● **SET PROBLEM**:
Keep every line where the word "matplotlib" appears; drop the rest.

[START OF RAW DATA]

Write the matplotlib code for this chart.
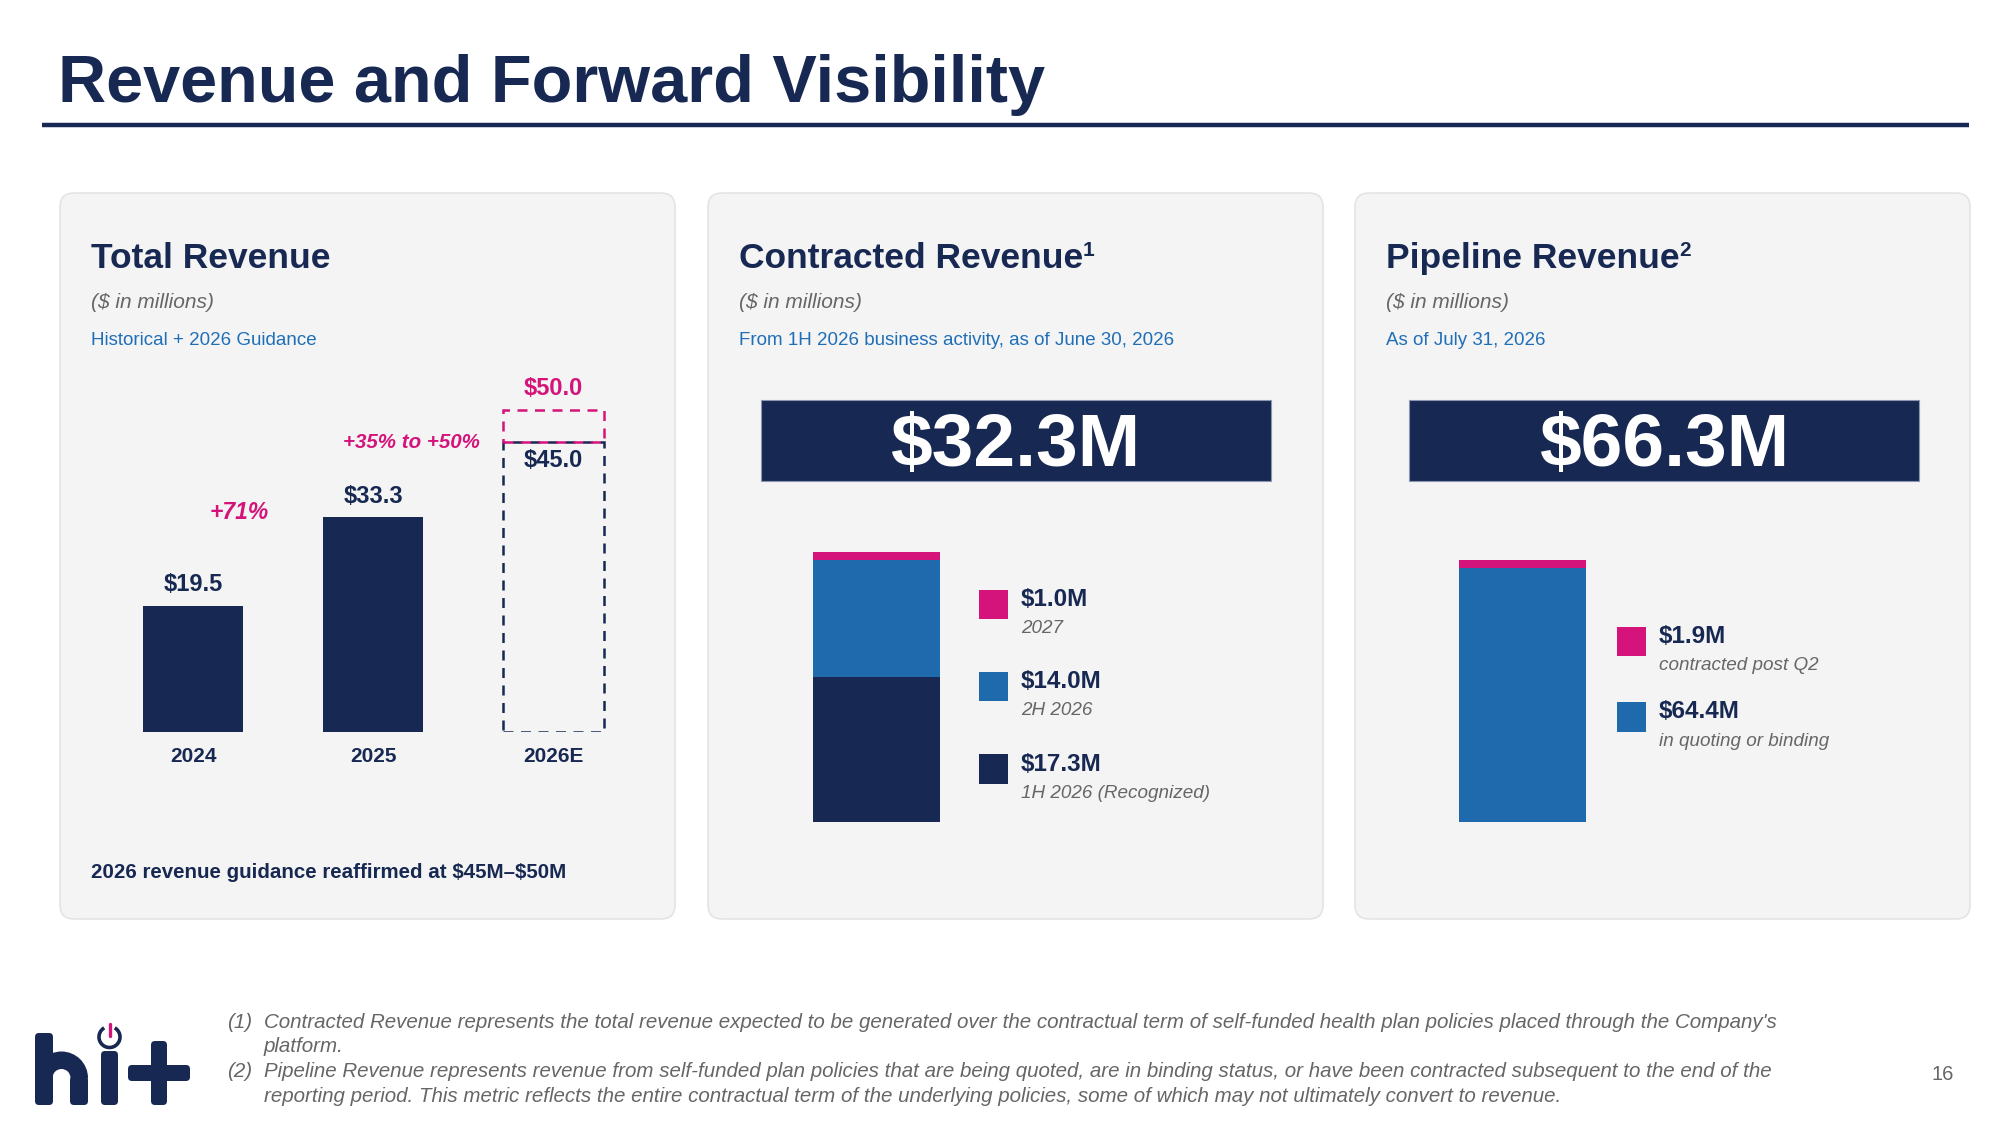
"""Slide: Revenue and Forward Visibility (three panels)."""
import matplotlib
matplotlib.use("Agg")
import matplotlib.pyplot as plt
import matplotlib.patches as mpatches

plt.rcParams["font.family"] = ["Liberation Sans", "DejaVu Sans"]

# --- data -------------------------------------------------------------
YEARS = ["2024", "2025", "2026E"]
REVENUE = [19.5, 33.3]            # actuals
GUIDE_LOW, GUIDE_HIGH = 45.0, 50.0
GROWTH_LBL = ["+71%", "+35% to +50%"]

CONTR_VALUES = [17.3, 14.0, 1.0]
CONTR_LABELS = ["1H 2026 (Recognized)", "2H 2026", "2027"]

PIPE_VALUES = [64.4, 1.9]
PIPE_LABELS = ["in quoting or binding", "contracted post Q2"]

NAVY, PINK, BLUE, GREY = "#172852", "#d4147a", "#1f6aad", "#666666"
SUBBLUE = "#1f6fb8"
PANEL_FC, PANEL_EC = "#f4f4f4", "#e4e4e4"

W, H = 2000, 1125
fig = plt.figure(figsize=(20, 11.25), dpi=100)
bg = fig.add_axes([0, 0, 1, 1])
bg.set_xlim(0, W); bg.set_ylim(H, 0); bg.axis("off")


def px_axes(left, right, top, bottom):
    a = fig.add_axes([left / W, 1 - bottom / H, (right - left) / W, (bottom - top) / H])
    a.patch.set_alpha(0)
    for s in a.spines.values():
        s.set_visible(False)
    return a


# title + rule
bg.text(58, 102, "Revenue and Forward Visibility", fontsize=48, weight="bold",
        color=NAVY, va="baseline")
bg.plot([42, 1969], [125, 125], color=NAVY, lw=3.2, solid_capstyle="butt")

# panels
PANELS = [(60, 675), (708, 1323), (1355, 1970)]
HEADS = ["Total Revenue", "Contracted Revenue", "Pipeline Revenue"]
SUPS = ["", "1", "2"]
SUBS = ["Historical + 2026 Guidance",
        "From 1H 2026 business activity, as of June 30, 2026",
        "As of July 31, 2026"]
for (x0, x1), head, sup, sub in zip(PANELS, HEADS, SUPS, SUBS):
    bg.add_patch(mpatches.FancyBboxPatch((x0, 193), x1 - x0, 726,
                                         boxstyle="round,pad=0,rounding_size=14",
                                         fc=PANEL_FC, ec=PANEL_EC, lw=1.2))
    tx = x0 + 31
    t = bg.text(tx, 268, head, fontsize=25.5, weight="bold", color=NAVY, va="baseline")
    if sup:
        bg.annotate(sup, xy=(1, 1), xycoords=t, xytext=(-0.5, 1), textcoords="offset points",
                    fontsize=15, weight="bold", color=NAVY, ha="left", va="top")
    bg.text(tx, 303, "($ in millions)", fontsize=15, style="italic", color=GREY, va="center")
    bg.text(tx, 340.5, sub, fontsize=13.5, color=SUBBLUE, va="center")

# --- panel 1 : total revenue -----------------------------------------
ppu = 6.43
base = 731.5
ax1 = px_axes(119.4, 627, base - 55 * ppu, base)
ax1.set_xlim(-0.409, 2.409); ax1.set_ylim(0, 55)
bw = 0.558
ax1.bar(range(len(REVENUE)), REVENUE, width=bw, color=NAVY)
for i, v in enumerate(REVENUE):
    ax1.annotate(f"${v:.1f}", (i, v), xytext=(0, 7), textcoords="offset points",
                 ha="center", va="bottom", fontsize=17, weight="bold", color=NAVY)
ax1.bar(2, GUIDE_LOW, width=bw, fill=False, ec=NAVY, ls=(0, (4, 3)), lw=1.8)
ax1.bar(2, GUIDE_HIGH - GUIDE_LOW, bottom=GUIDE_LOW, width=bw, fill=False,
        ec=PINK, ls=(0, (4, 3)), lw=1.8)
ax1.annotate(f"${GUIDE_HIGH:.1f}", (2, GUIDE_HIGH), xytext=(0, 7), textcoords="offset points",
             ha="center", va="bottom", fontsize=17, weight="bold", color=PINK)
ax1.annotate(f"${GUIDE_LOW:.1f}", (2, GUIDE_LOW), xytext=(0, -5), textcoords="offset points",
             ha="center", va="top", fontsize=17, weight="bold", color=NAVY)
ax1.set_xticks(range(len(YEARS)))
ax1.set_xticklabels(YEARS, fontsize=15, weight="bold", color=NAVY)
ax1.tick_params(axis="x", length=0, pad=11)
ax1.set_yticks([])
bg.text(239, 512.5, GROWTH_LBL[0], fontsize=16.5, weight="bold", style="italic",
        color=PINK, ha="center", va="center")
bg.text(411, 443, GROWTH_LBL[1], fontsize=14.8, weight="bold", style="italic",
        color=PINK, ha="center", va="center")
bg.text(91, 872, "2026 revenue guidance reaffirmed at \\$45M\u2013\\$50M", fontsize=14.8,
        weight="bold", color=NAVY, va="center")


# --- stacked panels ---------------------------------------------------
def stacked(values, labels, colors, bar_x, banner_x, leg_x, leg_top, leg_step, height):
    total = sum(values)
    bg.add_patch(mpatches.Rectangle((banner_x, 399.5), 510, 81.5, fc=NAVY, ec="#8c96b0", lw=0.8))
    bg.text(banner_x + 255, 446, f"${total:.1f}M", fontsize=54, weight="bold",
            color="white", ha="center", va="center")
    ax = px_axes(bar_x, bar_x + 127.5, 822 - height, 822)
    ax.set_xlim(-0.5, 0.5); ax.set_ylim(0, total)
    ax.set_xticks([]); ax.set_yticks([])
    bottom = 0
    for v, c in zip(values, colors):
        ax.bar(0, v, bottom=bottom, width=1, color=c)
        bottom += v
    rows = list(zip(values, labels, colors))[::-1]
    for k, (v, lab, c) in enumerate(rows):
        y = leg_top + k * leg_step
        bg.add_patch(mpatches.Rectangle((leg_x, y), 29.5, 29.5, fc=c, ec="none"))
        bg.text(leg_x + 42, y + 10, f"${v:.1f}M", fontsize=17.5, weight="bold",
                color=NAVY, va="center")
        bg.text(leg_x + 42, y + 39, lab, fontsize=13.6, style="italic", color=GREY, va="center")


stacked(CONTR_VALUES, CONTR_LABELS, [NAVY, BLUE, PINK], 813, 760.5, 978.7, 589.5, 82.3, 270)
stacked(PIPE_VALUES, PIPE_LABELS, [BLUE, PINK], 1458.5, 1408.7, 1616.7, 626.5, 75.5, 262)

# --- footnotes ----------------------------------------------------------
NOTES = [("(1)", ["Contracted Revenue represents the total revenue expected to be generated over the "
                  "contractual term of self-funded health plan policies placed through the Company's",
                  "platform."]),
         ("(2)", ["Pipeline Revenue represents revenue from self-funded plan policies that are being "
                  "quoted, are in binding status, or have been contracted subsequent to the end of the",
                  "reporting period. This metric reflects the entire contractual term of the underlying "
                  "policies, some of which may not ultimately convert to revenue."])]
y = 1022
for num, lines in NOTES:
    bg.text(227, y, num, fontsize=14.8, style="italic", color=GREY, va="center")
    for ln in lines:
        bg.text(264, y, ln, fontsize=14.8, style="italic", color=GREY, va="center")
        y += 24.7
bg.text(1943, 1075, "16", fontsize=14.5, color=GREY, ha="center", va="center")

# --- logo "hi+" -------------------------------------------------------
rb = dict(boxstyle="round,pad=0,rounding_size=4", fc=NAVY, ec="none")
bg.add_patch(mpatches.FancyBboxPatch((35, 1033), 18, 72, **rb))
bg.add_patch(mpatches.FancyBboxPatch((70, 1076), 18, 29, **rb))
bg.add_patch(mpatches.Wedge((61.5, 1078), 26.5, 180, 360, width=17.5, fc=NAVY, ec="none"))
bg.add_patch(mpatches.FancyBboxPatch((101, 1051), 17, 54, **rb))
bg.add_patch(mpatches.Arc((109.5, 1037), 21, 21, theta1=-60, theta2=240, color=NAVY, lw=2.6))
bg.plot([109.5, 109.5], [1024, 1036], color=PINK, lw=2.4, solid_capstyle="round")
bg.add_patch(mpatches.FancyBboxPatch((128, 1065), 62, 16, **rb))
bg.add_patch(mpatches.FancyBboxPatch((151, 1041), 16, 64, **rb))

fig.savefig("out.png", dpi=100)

[END OF RAW DATA]

● **COMPLETE OUTPUT**:
Write the matplotlib code for this chart.
import matplotlib
matplotlib.use("Agg")
import matplotlib.pyplot as plt
import matplotlib.patches as mpatches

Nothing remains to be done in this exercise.